- Exercise requirements -
Retype only the lines running from the line that contains "Write the TikZ code for this diagram." to the line that contains "color=bgbottom] (0, 0) rectangle (1783, 808);", inclusive, and leave the pictures behind.

* Start Records for this exercise *

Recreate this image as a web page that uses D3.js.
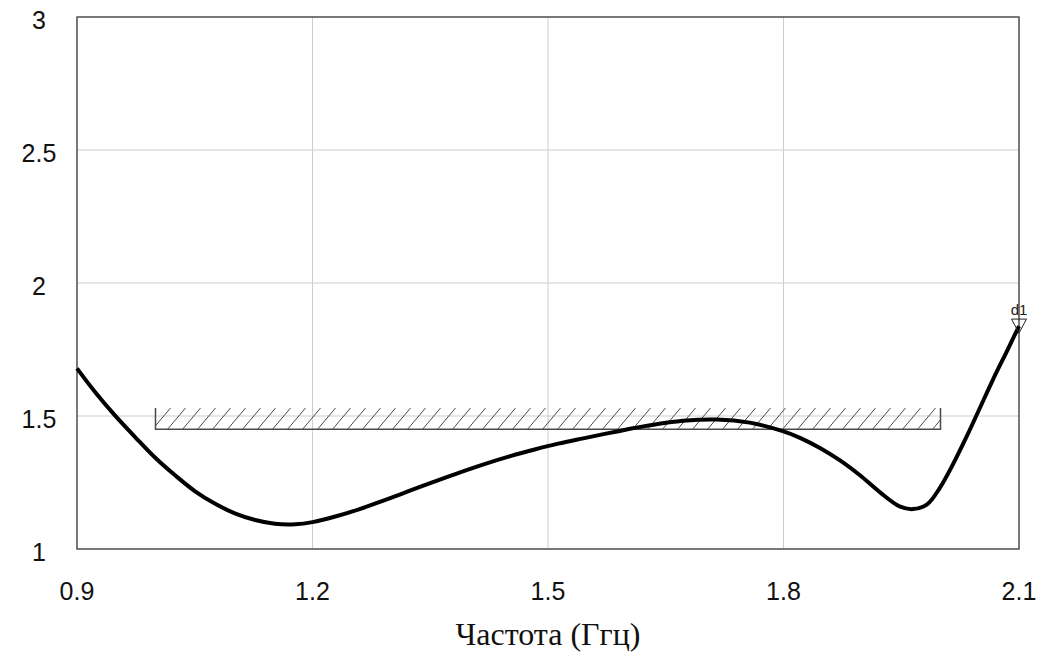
<!DOCTYPE html>
<html>
<head>
<meta charset="utf-8">
<script src="https://cdn.jsdelivr.net/npm/d3@7"></script>
<style>
  body { margin: 0; background: #fff; }
  svg { display: block; }
</style>
</head>
<body>
<script>
// data
var freq = [0.90, 0.923, 0.948, 0.974, 0.999, 1.025, 1.050, 1.076, 1.101, 1.127, 1.152, 1.178, 1.200,
            1.229, 1.260, 1.292, 1.324, 1.356, 1.388, 1.420, 1.452, 1.483, 1.513, 1.545, 1.588,
            1.630, 1.672, 1.715, 1.757, 1.799, 1.821, 1.847, 1.872, 1.897, 1.923, 1.948, 1.965,
            1.983, 1.999, 2.016, 2.034, 2.050, 2.067, 2.085, 2.100];
var vswr = [1.679, 1.590, 1.503, 1.421, 1.345, 1.277, 1.218, 1.170, 1.134, 1.109, 1.095, 1.093, 1.101,
            1.122, 1.150, 1.184, 1.219, 1.254, 1.288, 1.320, 1.349, 1.374, 1.396, 1.416, 1.442,
            1.465, 1.482, 1.487, 1.475, 1.443, 1.418, 1.379, 1.333, 1.278, 1.213, 1.160, 1.150,
            1.168, 1.229, 1.319, 1.427, 1.529, 1.638, 1.746, 1.838];
var xTicks = [0.9, 1.2, 1.5, 1.8, 2.1];
var yTicks = [1, 1.5, 2, 2.5, 3];
var maskX = [1.0, 2.0];     // hatched spec region
var maskY = [1.45, 1.53];
var markerName = "d1";
var xTitle = "Частота (Ггц)";

var W = 1041, H = 657;
var pLeft = 77, pRight = 1019, pTop = 17, pBottom = 549;

var x = d3.scaleLinear().domain([0.9, 2.1]).range([pLeft, pRight]);
var y = d3.scaleLinear().domain([1, 3]).range([pBottom, pTop]);

var svg = d3.select("body").append("svg")
            .attr("width", W)
            .attr("height", H);

svg.append("rect").attr("width", W).attr("height", H).attr("fill", "#fff");

// grid
svg.selectAll("line.vgrid")
   .data(xTicks.slice(1, -1))
   .enter().append("line")
   .attr("class", "vgrid")
   .attr("x1", function (d) { return x(d); })
   .attr("x2", function (d) { return x(d); })
   .attr("y1", pTop).attr("y2", pBottom)
   .attr("stroke", "#cdcdcd").attr("stroke-width", 1);

svg.selectAll("line.hgrid")
   .data(yTicks.slice(1, -1))
   .enter().append("line")
   .attr("class", "hgrid")
   .attr("x1", pLeft).attr("x2", pRight)
   .attr("y1", function (d) { return y(d); })
   .attr("y2", function (d) { return y(d); })
   .attr("stroke", "#cdcdcd").attr("stroke-width", 1);

// hatched mask
var mx0 = x(maskX[0]), mx1 = x(maskX[1]), my0 = y(maskY[1]), my1 = y(maskY[0]);
svg.append("clipPath").attr("id", "maskclip")
   .append("rect").attr("x", mx0).attr("y", my0)
   .attr("width", mx1 - mx0).attr("height", my1 - my0);

var hatchDx = 18, hatchStep = 15;
svg.append("g").attr("clip-path", "url(#maskclip)")
   .selectAll("line")
   .data(d3.range(mx0 - hatchDx, mx1 + hatchStep, hatchStep))
   .enter().append("line")
   .attr("x1", function (d) { return d; })
   .attr("y1", my1)
   .attr("x2", function (d) { return d + hatchDx; })
   .attr("y2", my0)
   .attr("stroke", "#4a4a4a").attr("stroke-width", 1);

svg.append("path")
   .attr("d", "M" + mx0 + "," + my0 + "V" + my1 + "H" + mx1 + "V" + my0)
   .attr("fill", "none").attr("stroke", "#4a4a4a").attr("stroke-width", 1.5);

// plot frame
svg.append("rect")
   .attr("x", pLeft).attr("y", pTop)
   .attr("width", pRight - pLeft).attr("height", pBottom - pTop)
   .attr("fill", "none").attr("stroke", "#4d4d4d").attr("stroke-width", 1.5);

// curve
var line = d3.line()
   .x(function (d) { return x(d[0]); })
   .y(function (d) { return y(d[1]); })
   .curve(d3.curveCatmullRom.alpha(0.5));

svg.append("path")
   .datum(d3.zip(freq, vswr))
   .attr("d", line)
   .attr("fill", "none")
   .attr("stroke", "#000")
   .attr("stroke-width", 4)
   .attr("stroke-linejoin", "round");

// marker d1 at last point
var mxp = x(freq[freq.length - 1]), myp = y(vswr[vswr.length - 1]);
svg.append("path")
   .attr("d", "M" + (mxp - 7.5) + "," + (myp - 7) + "H" + (mxp + 7.5) + "L" + mxp + "," + (myp + 7) + "Z")
   .attr("fill", "none").attr("stroke", "#222").attr("stroke-width", 1);
svg.append("text")
   .attr("x", mxp).attr("y", myp - 11)
   .attr("text-anchor", "middle")
   .attr("font-family", "Arial, 'Liberation Sans', sans-serif")
   .attr("font-size", "15px")
   .attr("fill", "#222")
   .text(markerName);

// tick labels
svg.selectAll("text.ylab")
   .data(yTicks)
   .enter().append("text")
   .attr("class", "ylab")
   .attr("x", 39)
   .attr("y", function (d) { return y(d) + 12; })
   .attr("text-anchor", "middle")
   .attr("font-family", "Arial, 'Liberation Sans', sans-serif")
   .attr("font-size", "25px")
   .attr("fill", "#111")
   .text(function (d) { return d; });

svg.selectAll("text.xlab")
   .data(xTicks)
   .enter().append("text")
   .attr("class", "xlab")
   .attr("x", function (d) { return x(d); })
   .attr("y", 600)
   .attr("text-anchor", "middle")
   .attr("font-family", "Arial, 'Liberation Sans', sans-serif")
   .attr("font-size", "25px")
   .attr("fill", "#111")
   .text(function (d) { return d3.format(".1f")(d); });

svg.append("text")
   .attr("x", (pLeft + pRight) / 2)
   .attr("y", 645)
   .attr("text-anchor", "middle")
   .attr("font-family", "'Times New Roman', 'Liberation Serif', serif")
   .attr("font-size", "32px")
   .attr("fill", "#111")
   .text(xTitle);
</script>
</body>
</html>
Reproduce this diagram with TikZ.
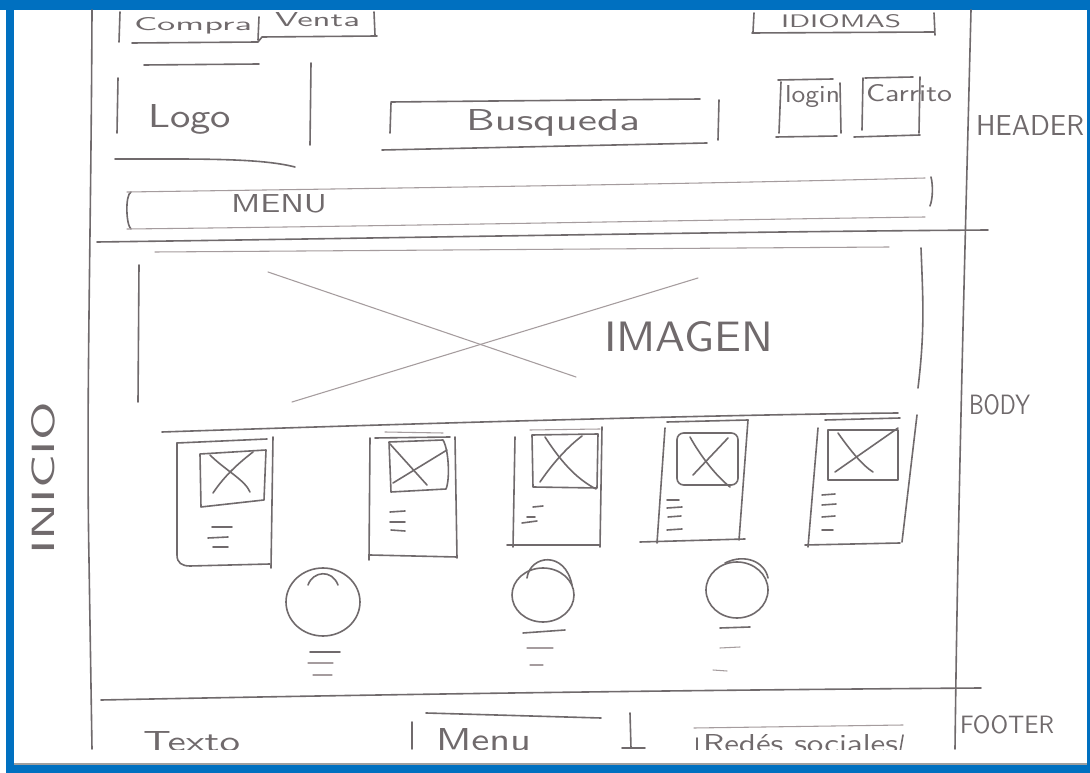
\documentclass[tikz,border=0pt]{standalone}
\usepackage{graphicx}
\definecolor{frameblue}{RGB}{0,112,192}
\definecolor{pencil}{RGB}{112,106,108}
\definecolor{pencillight}{RGB}{165,156,158}
\newdimen\pxu \pxu=0.75pt
\newcommand{\hw}[3]{\resizebox{#1\pxu}{#2\pxu}{#3}}
\tikzset{
  pen/.style={draw=pencil, line width=1.2pt, line cap=round, line join=round},
  penl/.style={draw=pencillight, line width=0.8pt, line cap=round, line join=round},
  hand/.style={inner sep=0pt, outer sep=0pt, text=pencil, font=\sffamily, anchor=base west},
}
\begin{document}
\begin{tikzpicture}[x=0.75pt,y=-0.75pt]
\useasboundingbox (0,0) rectangle (1090,773);
% frame
\fill[white] (0,0) rectangle (1090,773);
\fill[frameblue] (0,0) rectangle (1090,10);
\fill[frameblue] (6,0) rectangle (14,773);
\fill[frameblue] (1087,0) rectangle (1090,773);
\fill[frameblue] (6,765) rectangle (1090,773);
\draw[gray!75, line width=1pt] (14,764) -- (1087,764);

\begin{scope}
\clip (14,10) rectangle (1087,749);
% main structure lines
\draw[pen] (92,10) .. controls (91,250) and (86,400) .. (89,560) -- (92,749);
\draw[pen] (971,10) .. controls (965,250) and (958,500) .. (955,749);
\draw[pen] (97,242) .. controls (400,238) and (700,232) .. (988,230);
\draw[pen] (101,700) .. controls (400,694) and (700,690) .. (981,688);

% Compra | Venta
\draw[pen] (120,12) -- (119,42);
\draw[pen] (132,43) -- (258,42) -- (262,37) -- (377,36);
\draw[pen] (259,17) -- (258,40);
\draw[pen] (374,12) -- (375,35);
\node[hand] (tcompra) at (134,31) {\hw{118}{13}{Compra}};
\node[hand] (tventa) at (275,27) {\hw{85}{14}{Venta}};

% IDIOMAS
\draw[pen] (754,13) -- (753,32);
\draw[pen] (752,33) -- (934,32);
\draw[pen] (934,13) -- (935,35);
\node[hand] (tidiomas) at (781,28) {\hw{120}{13}{IDIOMAS}};

% Logo
\draw[pen] (144,65) -- (259,64);
\draw[pen] (118,78) -- (117,133);
\draw[pen] (311,63) -- (310,145);
\draw[pen] (115,159) .. controls (200,159) and (260,158) .. (295,167);
\node[hand] (tlogo) at (148,128) {\hw{83}{23}{Logo}};

% Busqueda
\draw[pen] (391,103) -- (390,133);
\draw[pen] (391,102) -- (700,99);
\draw[pen] (719,100) -- (718,140);
\draw[pen] (382,150) -- (707,143);
\node[hand] (tbusq) at (466,131) {\hw{174}{21}{Busqueda}};

% login
\draw[pen] (778,80) -- (833,79);
\draw[pen] (781,82) -- (779,133);
\draw[pen] (840,83) -- (841,133);
\draw[pen] (776,137) -- (837,136);
\node[hand] (tlogin) at (785,103) {\hw{55}{17}{login}};

% Carrito
\draw[pen] (865,78) -- (913,77);
\draw[pen] (863,78) -- (862,130);
\draw[pen] (920,77) -- (919,133);
\draw[pen] (854,137) -- (920,135);
\node[hand] (tcarrito) at (866,102) {\hw{86}{17}{Carrito}};

% MENU bar
\draw[pen] (131,192) .. controls (125,195) and (126,225) .. (131,229);
\draw[penl] (127,192) .. controls (400,188) and (700,184) .. (925,178);
\draw[penl] (127,229) .. controls (400,226) and (700,220) .. (925,217);
\draw[pen] (931,177) .. controls (933,185) and (933,198) .. (930,206);
\node[hand] (tmenu) at (231,213) {\hw{96}{18}{MENU}};

% section labels
\node[hand] (theader) at (976,136) {\hw{108}{20}{HEADER}};
\node[hand] (tbody) at (969,415) {\hw{61}{20}{BODY}};
\node[hand] (tfooter) at (960,733) {\hw{94}{18}{FOOTER}};
\node[hand, rotate=90] (tinicio) at (55,555) {\hw{153}{23}{INICIO}};

% IMAGEN
\draw[penl] (155,252) -- (889,247);
\draw[pen] (139,265) -- (138,402);
\draw[pen] (921,248) .. controls (923,300) and (925,330) .. (918,388);
\draw[pen] (162,432) .. controls (400,424) and (700,415) .. (898,413);
\draw[penl] (268,272) -- (576,377);
\draw[penl] (292,402) -- (698,278);
\node[hand] (timagen) at (604,352) {\hw{169}{30}{IMAGEN}};

% card 1
\draw[pen] (177,443) -- (177,555) .. controls (177,563) and (182,566) .. (190,566) -- (270,564);
\draw[pen] (177,443) -- (267,439);
\draw[pen] (273,437) -- (271,568);
\draw[pen] (200,454) -- (266,450) -- (264,500) -- (201,507) -- cycle;
\draw[pen] (213,493) .. controls (225,475) and (240,462) .. (253,452);
\draw[pen] (210,455) .. controls (225,470) and (245,480) .. (250,492);
\draw[pen] (212,527) -- (232,527);
\draw[pen] (208,538) -- (228,537);
\draw[pen] (213,547) -- (228,547);

% card 2
\draw[penl] (385,432) -- (443,433);
\draw[pen] (370,438) -- (369,560);
\draw[pen] (455,437) -- (457,558);
\draw[pen] (370,555) -- (457,557);
\draw[pen] (375,438) -- (450,437);
\draw[pen] (389,442) -- (443,440) .. controls (449,450) and (450,480) .. (446,489) -- (391,492) -- cycle;
\draw[pen] (390,444) -- (427,485);
\draw[pen] (393,483) -- (447,450);
\draw[pen] (390,512) -- (405,511);
\draw[pen] (390,522) -- (405,522);
\draw[pen] (391,530) -- (405,531);

% card 3
\draw[penl] (530,430) -- (600,429);
\draw[pen] (515,437) -- (513,547);
\draw[pen] (602,427) -- (600,547);
\draw[pen] (507,545) -- (600,545);
\draw[pen] (532,435) -- (598,434) -- (597,488) -- (533,487) -- cycle;
\draw[pen] (540,482) .. controls (555,460) and (570,445) .. (582,436);
\draw[pen] (545,437) .. controls (560,460) and (575,478) .. (596,489);
\draw[pen] (533,507) -- (543,506);
\draw[pen] (527,517) -- (535,517);
\draw[pen] (522,523) -- (537,521);

% card 4
\draw[pen] (667,422) -- (748,420);
\draw[pen] (665,428) -- (657,543);
\draw[pen] (748,420) -- (739,540);
\draw[pen] (640,542) -- (745,539);
\draw[pen, rounded corners=5] (677,433) rectangle (738,485);
\draw[pen] (690,437) .. controls (700,455) and (715,475) .. (730,487);
\draw[pen] (693,475) -- (728,438);
\draw[pen] (667,500) -- (679,500);
\draw[pen] (667,508) -- (682,507);
\draw[pen] (668,517) -- (681,516);
\draw[pen] (667,530) -- (682,529);

% card 5
\draw[pen] (825,420) -- (900,418);
\draw[pen] (818,428) -- (808,547);
\draw[pen] (917,415) -- (902,542);
\draw[pen] (805,545) -- (900,543);
\draw[pen] (828,430) rectangle (898,480);
\draw[pen] (835,472) -- (898,428);
\draw[pen] (838,433) .. controls (850,450) and (862,465) .. (873,472);
\draw[pen] (822,495) -- (835,494);
\draw[pen] (822,505) -- (836,504);
\draw[pen] (822,517) -- (835,516);
\draw[pen] (822,530) -- (833,530);

% circles
\draw[pen] (323,602) ellipse [x radius=37, y radius=34];
\draw[pen] (308,585) .. controls (313,571) and (332,569) .. (338,585);
\draw[pen] (310,652) -- (340,652);
\draw[penl] (308,663) -- (333,663);
\draw[penl] (313,675) -- (332,675);

\draw[pen] (543,595) ellipse [x radius=31, y radius=27];
\draw[pen] (527,578) .. controls (530,555) and (565,550) .. (572,585);
\draw[pen] (523,633) -- (565,630);
\draw[penl] (527,648) -- (553,648);
\draw[penl] (530,665) -- (543,665);

\draw[pen] (737,590) ellipse [x radius=31, y radius=28];
\draw[pen] (725,563) .. controls (745,553) and (765,562) .. (768,578);
\draw[pen] (720,628) -- (750,627);
\draw[penl] (720,648) -- (740,647);
\draw[penl] (713,670) -- (727,671);

% footer
\node[hand] (ttexto) at (143,752) {\hw{97}{20}{Texto}};
\draw[pen] (412,722) -- (412,749);
\draw[pen] (426,713) -- (601,718);
\draw[pen] (630,713) -- (631,748);
\draw[pen] (622,748) -- (645,748);
\node[hand] (tmenuf) at (436,750) {\hw{95}{22}{Menu}};
\draw[penl] (694,728) -- (903,725);
\draw[pen] (697,738) -- (697,752);
\draw[pen] (903,735) -- (900,752);
\node[hand] (tredes) at (703,753) {\hw{195}{18}{Redés sociales}};
\end{scope}
\end{tikzpicture}
\end{document}
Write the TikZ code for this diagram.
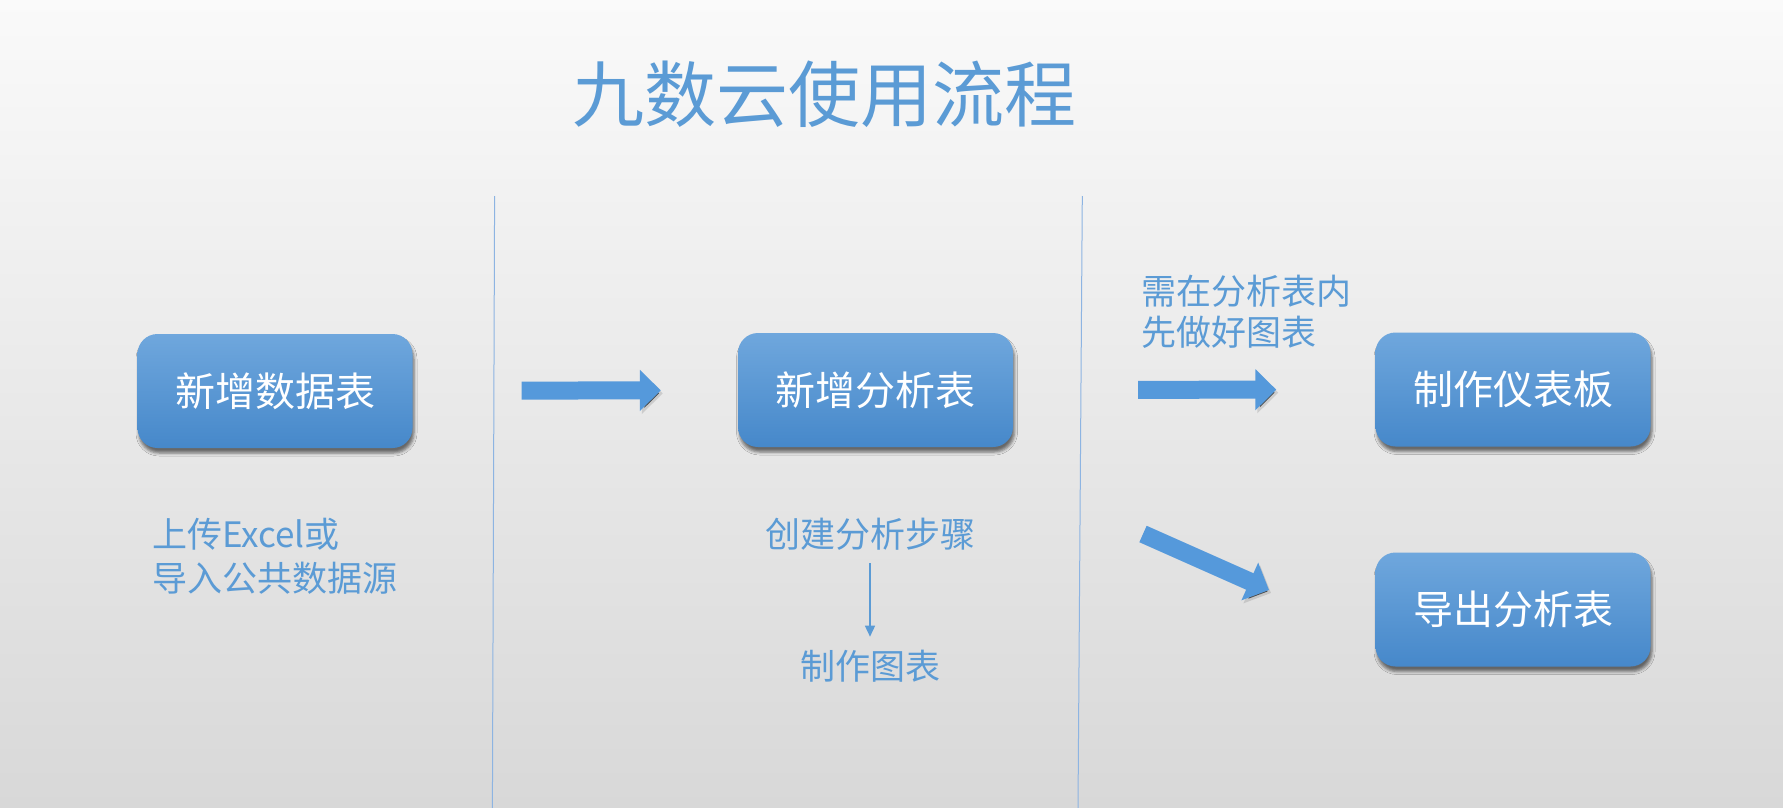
\documentclass[tikz,border=0pt]{standalone}
\usepackage{fontspec}
\setmainfont{Noto Sans CJK SC}
\usepackage{tikz}
\usetikzlibrary{arrows.meta,shadows.blur}

\definecolor{bgtop}{HTML}{FAFAFA}
\definecolor{bgbottom}{HTML}{D8D8D8}
\definecolor{titleblue}{HTML}{5B9BD5}
\definecolor{noteblue}{HTML}{5B9BD5}
\definecolor{boxtop}{HTML}{6FA7DD}
\definecolor{boxbottom}{HTML}{4688CA}
\definecolor{arrowblue}{HTML}{5599DB}
\definecolor{lineblue}{HTML}{8DB4E2}

\tikzset{
	flowbox/.style={rounded corners=20pt, minimum width=275pt, minimum height=114pt,
		top color=boxtop, bottom color=boxbottom, text=white,
		font=\fontsize{40}{48}\selectfont,
		blur shadow={shadow xshift=1.5pt, shadow yshift=-5pt, shadow blur radius=3pt, shadow opacity=55}},
	note/.style={inner sep=0pt, text=noteblue, font=\fontsize{35}{44}\selectfont},
	blockarrow/.style={draw=arrowblue, line width=18pt, -{Triangle[length=21pt,width=40pt]},
		preaction={draw=black!70, draw opacity=0.18, transform canvas={xshift=2pt, yshift=-3pt}}},
	thinarrow/.style={draw=noteblue, line width=1.5pt, -{Triangle[length=11pt,width=10pt]}},
	divider/.style={draw=lineblue, line width=1pt}
}

\begin{document}
\begin{tikzpicture}[x=1pt, y=-1pt]
			%%%%% START %%%%%
			
			\useasboundingbox (0, 0) rectangle (1783, 808);
			\shade[top color=bgtop, bottom color=bgbottom] (0, 0) rectangle (1783, 808);
			
			\node[inner sep=0pt, text=titleblue, font=\fontsize{72}{80}\selectfont] (title) at (824, 94) {九数云使用流程};
			
			\draw[divider] (494.6, 196) -- (492.4, 808);
			\draw[divider] (1082.3, 196) -- (1078, 808);
			
			\node[flowbox] (databox) at (275, 391) {新增数据表};
			\node[flowbox] (anabox) at (875.5, 390) {新增分析表};
			\node[flowbox] (dashbox) at (1513, 389.5) {制作仪表板};
			\node[flowbox] (exportbox) at (1513, 609.5) {导出分析表};
			
			\node[note, anchor=west, align=left] (uploadnote) at (152, 556) {上传Excel或\\导入公共数据源};
			\node[note] (stepsnote) at (870, 534) {创建分析步骤};
			\node[note] (chartnote) at (870, 666) {制作图表};
			\node[note, anchor=west, align=left, font=\fontsize{35}{41.5}\selectfont] (dashnote) at (1141, 312) {需在分析表内\\先做好图表};
			
			\draw[blockarrow, shorten <=109pt, shorten >=77pt] (databox) -- (anabox);
			\draw[blockarrow, shorten <=125pt, shorten >=99pt] (anabox) -- (dashbox);
			\coordinate (forktail) at (1143, 534);
			\coordinate (forktip) at (1269, 590);
			\draw[blockarrow] (forktail) -- (forktip);
			
			\draw[thinarrow, shorten <=13pt, shorten >=13pt] (stepsnote) -- (chartnote);
			
			%%%%% END %%%%%
\end{tikzpicture}
\end{document}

* End Records for this exercise *

- Finished task -
Write the TikZ code for this diagram.
\documentclass[tikz,border=0pt]{standalone}
\usepackage{fontspec}
\setmainfont{Noto Sans CJK SC}
\usepackage{tikz}
\usetikzlibrary{arrows.meta,shadows.blur}

\definecolor{bgtop}{HTML}{FAFAFA}
\definecolor{bgbottom}{HTML}{D8D8D8}
\definecolor{titleblue}{HTML}{5B9BD5}
\definecolor{noteblue}{HTML}{5B9BD5}
\definecolor{boxtop}{HTML}{6FA7DD}
\definecolor{boxbottom}{HTML}{4688CA}
\definecolor{arrowblue}{HTML}{5599DB}
\definecolor{lineblue}{HTML}{8DB4E2}

\tikzset{
	flowbox/.style={rounded corners=20pt, minimum width=275pt, minimum height=114pt,
		top color=boxtop, bottom color=boxbottom, text=white,
		font=\fontsize{40}{48}\selectfont,
		blur shadow={shadow xshift=1.5pt, shadow yshift=-5pt, shadow blur radius=3pt, shadow opacity=55}},
	note/.style={inner sep=0pt, text=noteblue, font=\fontsize{35}{44}\selectfont},
	blockarrow/.style={draw=arrowblue, line width=18pt, -{Triangle[length=21pt,width=40pt]},
		preaction={draw=black!70, draw opacity=0.18, transform canvas={xshift=2pt, yshift=-3pt}}},
	thinarrow/.style={draw=noteblue, line width=1.5pt, -{Triangle[length=11pt,width=10pt]}},
	divider/.style={draw=lineblue, line width=1pt}
}

\begin{document}
\begin{tikzpicture}[x=1pt, y=-1pt]
			%%%%% START %%%%%
			
			\useasboundingbox (0, 0) rectangle (1783, 808);
			\shade[top color=bgtop, bottom color=bgbottom] (0, 0) rectangle (1783, 808);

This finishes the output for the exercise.